New energy vehicles: The focus is on high-frequency data from BMS, electric drive, and battery thermal management systems, which have higher requirements for latency and stability. In some scenarios, they also need to meet national standard reporting protocols (such as GB/T 32960).

Public buses and passenger vehicles: mainly used for event-triggered data collection—door opening and closing status, station announcement system, passenger information system, and linked with video transmission to build a complete operation chain.

Engineering vehicles: have extremely high requirements for equipment protection level, shock resistance and wide temperature range, and must work stably in environments with high dust, strong vibration and large temperature difference.

Autonomous driving test vehicles: The CAN gateway is used as a data hub, requiring nanosecond-level time synchronization and the integration of data from multiple sensors such as cameras, radar, and GNSS—something that ordinary CAN gateways cannot do, requiring high-specification equipment that supports TSN/GPTP/PTP.

Which direction is the CAN gateway heading?

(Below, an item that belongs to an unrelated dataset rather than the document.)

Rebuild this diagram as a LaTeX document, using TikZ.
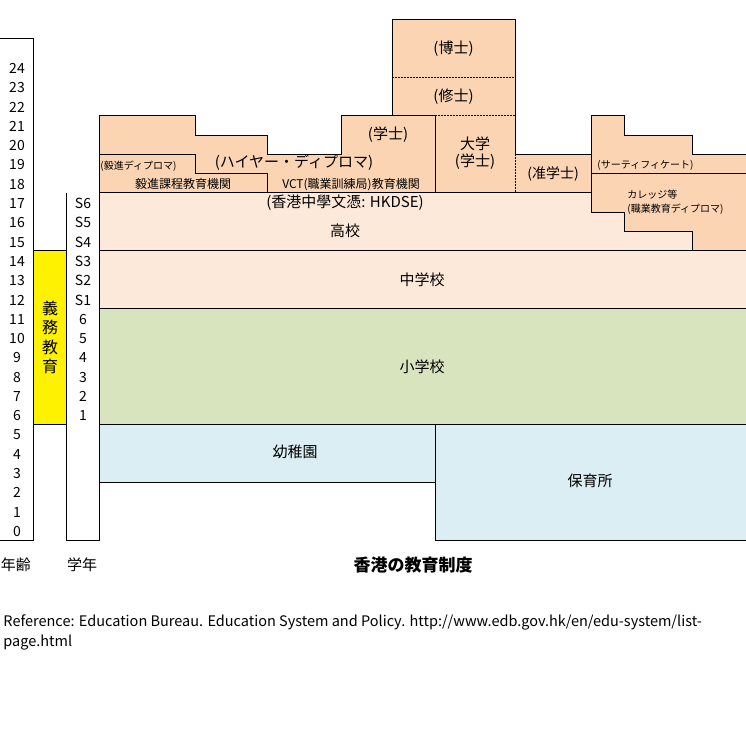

With the widespread adoption of automotive Ethernet, 5G, V2X, and TSN technologies, the evolution trend of CAN gateways is already very clear:

It’s not about “replacing CAN,” but rather about deeper integration around CAN.

Future CAN gateways will need to be deeply integrated with automotive Ethernet, support more link redundancy, have higher precision clock synchronization, and even support AI edge analytics capabilities. The CAN bus itself will not disappear, but its “exit”—the CAN gateway—will become increasingly intelligent and important.

Ethernet gateways like the Starlink SV910, which already support dual 5G, TSN, V2X, and multi-channel CAN , are actually at the forefront of this evolutionary path. Rather than calling them “CAN gateways,” it would be more accurate to call them “vehicle communication hubs.”

Regardless of your vehicle type, as long as it involves data collection, networking, remote maintenance, or intelligent applications, the CAN gateway is the key player that allows in-vehicle data to truly “go out”.

It’s not just about “collecting CAN data”; it’s the first exit point for vehicle digitization.